また、バジリコックは雄鶏が産んだ卵から生まれると言われているため、「雄鶏と言う弱点を克服したバジリスクの進化系だ」という説も存在する。
ただ、コカトリスが一般にニワトリの姿をしているのは「コカ」という発音からの連想である、と言う説も存在するため確実に「コカトリス=バジリコック」とは言い難いかもしれない。
ゲイズハウンド
Gaze houndとは本来は猟犬の分類であり、嗅覚より視覚で獲物を捉えるものを指す(サイトハウンドとも言う。犬種としてはアフガン、グレーハウンド、ボルゾイ、サルーキ等)。
が、ウィザードリィ#1に麻痺攻撃の能力を持つモンスターとしてゲイズハウンドが登場。FC版において末弥純により八本脚のトカゲとしてデザインされ(それ以前のプラットフォームではカピバラと同デザイン)、事実上バジリスクに相当する存在として扱われるようになる。
#4ではLv3召喚モンスターとして登場。

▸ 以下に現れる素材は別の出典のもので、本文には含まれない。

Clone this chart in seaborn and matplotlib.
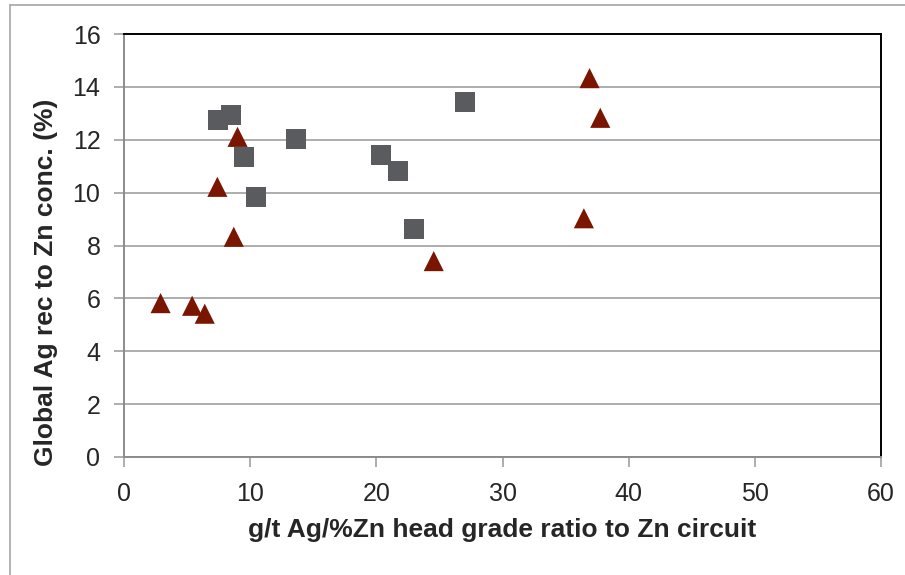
import seaborn as sns
import numpy as np
import pandas as pd
from matplotlib import pyplot as plt

# data
sq_x = [7.45, 8.5, 9.5, 10.45, 13.6, 20.4, 21.7, 23.0, 27.0]
sq_y = [12.75, 12.93, 11.35, 9.83, 12.03, 11.42, 10.82, 8.62, 13.43]
tri_x = [2.9, 5.4, 6.4, 7.4, 9.0, 8.7, 24.55, 36.45, 37.75, 36.9]
tri_y = [5.82, 5.72, 5.42, 10.22, 12.11, 8.33, 7.41, 9.03, 12.83, 14.33]
x_ticks = [0, 10, 20, 30, 40, 50, 60]
y_ticks = [0, 2, 4, 6, 8, 10, 12, 14, 16]

df = pd.DataFrame({
    'x': sq_x + tri_x,
    'y': sq_y + tri_y,
    'series': ['sq'] * len(sq_x) + ['tri'] * len(tri_x),
})

sns.set_style('white')
plt.rcParams['font.family'] = ['Liberation Sans', 'DejaVu Sans']

fig = plt.figure(figsize=(9.05, 5.75), dpi=100)
ax = fig.add_axes([124 / 905, 1 - 457 / 575, (881 - 124) / 905, (457 - 34) / 575])

# partial chart-area border (left and top visible)
fig.add_artist(plt.Line2D([9.5 / 905, 9.5 / 905], [0, 1 - 4.5 / 575], color='#a6a6a6', lw=1.2))
fig.add_artist(plt.Line2D([9.5 / 905, 1], [1 - 4.5 / 575, 1 - 4.5 / 575], color='#a6a6a6', lw=1.2))

sns.scatterplot(data=df, x='x', y='y', hue='series', style='series',
                palette={'sq': '#5a5b5e', 'tri': '#7a1500'},
                markers={'sq': 's', 'tri': '^'},
                s=210, linewidth=0, legend=False, ax=ax, zorder=3)

ax.set_xlim(0, 60)
ax.set_ylim(0, 16)
ax.set_xticks(x_ticks)
ax.set_yticks(y_ticks)
ax.yaxis.grid(True, color='#a0a0a0', lw=1.2)
ax.set_axisbelow(True)
ax.tick_params(axis='both', direction='out', length=7, width=1.2, color='#a0a0a0',
               labelsize=18, left=True, bottom=True)
ax.tick_params(axis='y', pad=10)
ax.tick_params(axis='x', pad=11)
for s in ['left', 'bottom']:
    ax.spines[s].set_color('#8c8c8c')
    ax.spines[s].set_linewidth(1.4)
for s in ['top', 'right']:
    ax.spines[s].set_color('black')
    ax.spines[s].set_linewidth(1.4)

ax.set_xlabel('g/t Ag/%Zn head grade ratio to Zn circuit', fontsize=19, fontweight='bold', labelpad=9)
ax.set_ylabel('Global Ag rec to Zn conc. (%)', fontsize=19, fontweight='bold')
# the y title sits a bit below the plot centre in the original
ax.yaxis.set_label_coords(-0.087, 0.414)

plt.savefig('out.png', dpi=100)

クラシック版・アレンジ版共に優先順位の高い有能な戦力。
#5では同じデザインでめでたく(?)バジリスクとして登場。能力も石化攻撃にパワーアップ。
寺田克也がデザインを担当したBUSINのゲイズハウンドは、顔つきは犬に近いものの脚は六本、体形や体色も犬とはかけ離れており、それでいてバジリスクにも似ていないまったく新種の魔法生物となっている。

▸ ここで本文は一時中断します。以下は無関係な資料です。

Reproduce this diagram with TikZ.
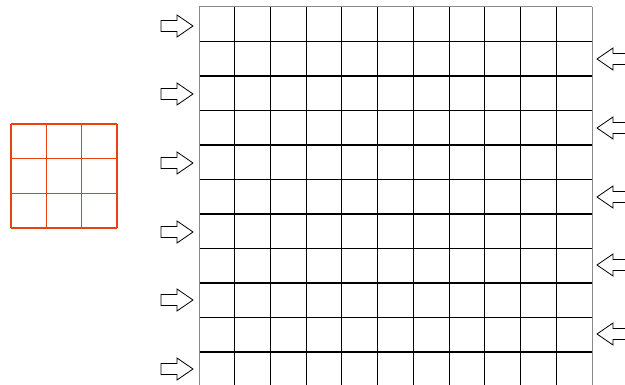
\documentclass[tikz,border=0pt]{standalone}
\definecolor{redgrid}{HTML}{E8420E}
\definecolor{edgegray}{HTML}{8A8A8A}
\tikzset{
  gridline/.style={line width=0.9pt, black},
  thickline/.style={line width=1.1pt, black},
  edgeline/.style={line width=1pt, edgegray},
  redline/.style={line width=1.1pt, redgrid},
  arrowshape/.style={line width=0.8pt, black, line join=miter, fill=white}
}
\begin{document}
\begin{tikzpicture}[x=1pt,y=-1pt]
\useasboundingbox (0,0) rectangle (625,385);
\clip (0,0) rectangle (625,385);
% red 3x3 grid
\foreach \i in {0,1,2,3} {
  \draw[redline] ({11+\i*35.33},124) -- ({11+\i*35.33},228);
  \draw[redline] (11,{124+\i*34.67}) -- (117,{124+\i*34.67});
}
% big grid
\foreach \i in {1,...,10} {
  \draw[gridline] ({199+\i*35.73},7) -- ({199+\i*35.73},390);
}
\foreach \j in {1,...,11} {
  \pgfmathtruncatemacro{\odd}{mod(\j,2)}
  \ifnum\odd=0
    \draw[thickline] (199,{7+\j*34.5}) -- (592,{7+\j*34.5});
  \else
    \draw[gridline] (199,{7+\j*34.5}) -- (592,{7+\j*34.5});
  \fi
}
\draw[edgeline] (199,7) -- (592,7);
\draw[edgeline] (199,7) -- (199,390);
\draw[edgeline] (592,7) -- (592,390);
% left arrows (pointing right)
\foreach \k/\cy in {1/26,2/94,3/163,4/232,5/300,6/369} {
  \draw[arrowshape] (161,{\cy-5.5}) -- (177,{\cy-5.5}) -- (177,{\cy-11}) -- (193,\cy)
    -- (177,{\cy+11}) -- (177,{\cy+5.5}) -- (161,{\cy+5.5}) -- cycle;
  \coordinate (la\k) at (193,\cy);
}
% right arrows (pointing left)
\foreach \k/\cy in {1/59,2/128,3/197,4/265,5/334} {
  \draw[arrowshape] (630,{\cy-5.5}) -- (613,{\cy-5.5}) -- (613,{\cy-11}) -- (597,\cy)
    -- (613,{\cy+11}) -- (613,{\cy+5.5}) -- (630,{\cy+5.5}) -- cycle;
  \coordinate (ra\k) at (597,\cy);
}
\end{tikzpicture}
\end{document}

余談だが、BUSINの登場人物・爆炎のヴァーゴはお供のゲイズハウンドにゴロとタマという名をつけている。
メデューサリザード
ウィザードリィ#1に登場した石化攻撃の能力を持つトカゲのモンスター。
なぜかメデューサそのものは#5まで登場せず。
SS版リルガミンサーガではボーナスダンジョンにも出現。GBC版リルガミンの遺産では追加ダンジョンにメデューサのお供として出現。
ピロリスク
どちらかといえばコカトリスの亜種、つまり鳥寄りなのだが、名前がバジリスク由来なのでこちらに記載。

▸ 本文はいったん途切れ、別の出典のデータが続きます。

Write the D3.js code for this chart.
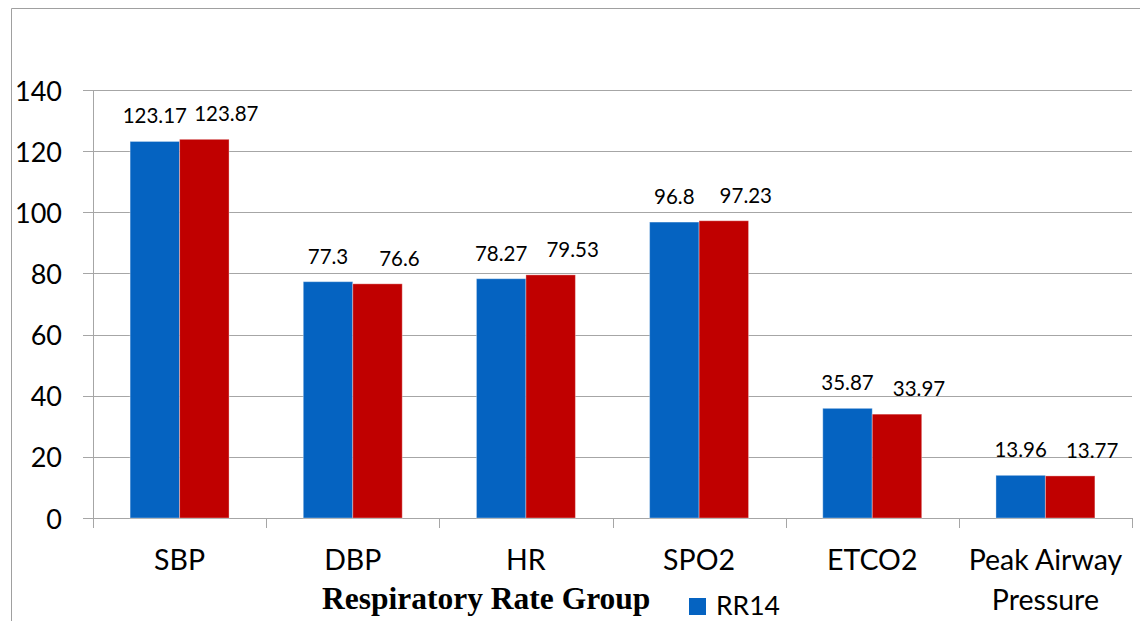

初出は『ダンジョンズ&ドラゴンズ モンスター・マニュアル2』で、眼を合わせた相手を焼殺する能力を持つ。
名前は「Pyro-」(火の)+「Basilisk」(バジリスク)が由来。日本では、Pyroは「パイロ」と読む方が多いかも。
現実のバジリスク
中南米に生息する有鱗目イグアナ科のトカゲ。→バシリスク
鶏のようなトサカを持っているためこの名前が付けられたが無毒である。
たまにテレビの動物番組などで(短距離ではあるが)水上を走る姿が紹介される。
漫画作品「バジリスク〜甲賀忍法帖〜」
山田風太郎の小説『甲賀忍法帖』を原作として作られた、せがわまさきの漫画作品。2003年から『ヤングマガジンアッパーズ』(講談社)で連載された。タイトルの由来は主人公とヒロインがともに特殊な眼力を持つことを幻獣バジリスクになぞらえたもの。
なおpixivで「バジリスク」タグはほとんどがこの漫画である。
バジリスクタイムの元ネタの原作。
詳細はバジリスク〜甲賀忍法帖〜へ。
2018年1月から『桜花忍法帖』がテレビアニメとして放送。こちらは甲賀忍法帖から10年後の世界を舞台としている。
キャストは畠中祐、水瀬いのりほか。主題歌は甲賀忍法帖と同様にオープニングテーマは陰陽座、エンディングテーマは水樹奈々が担当する。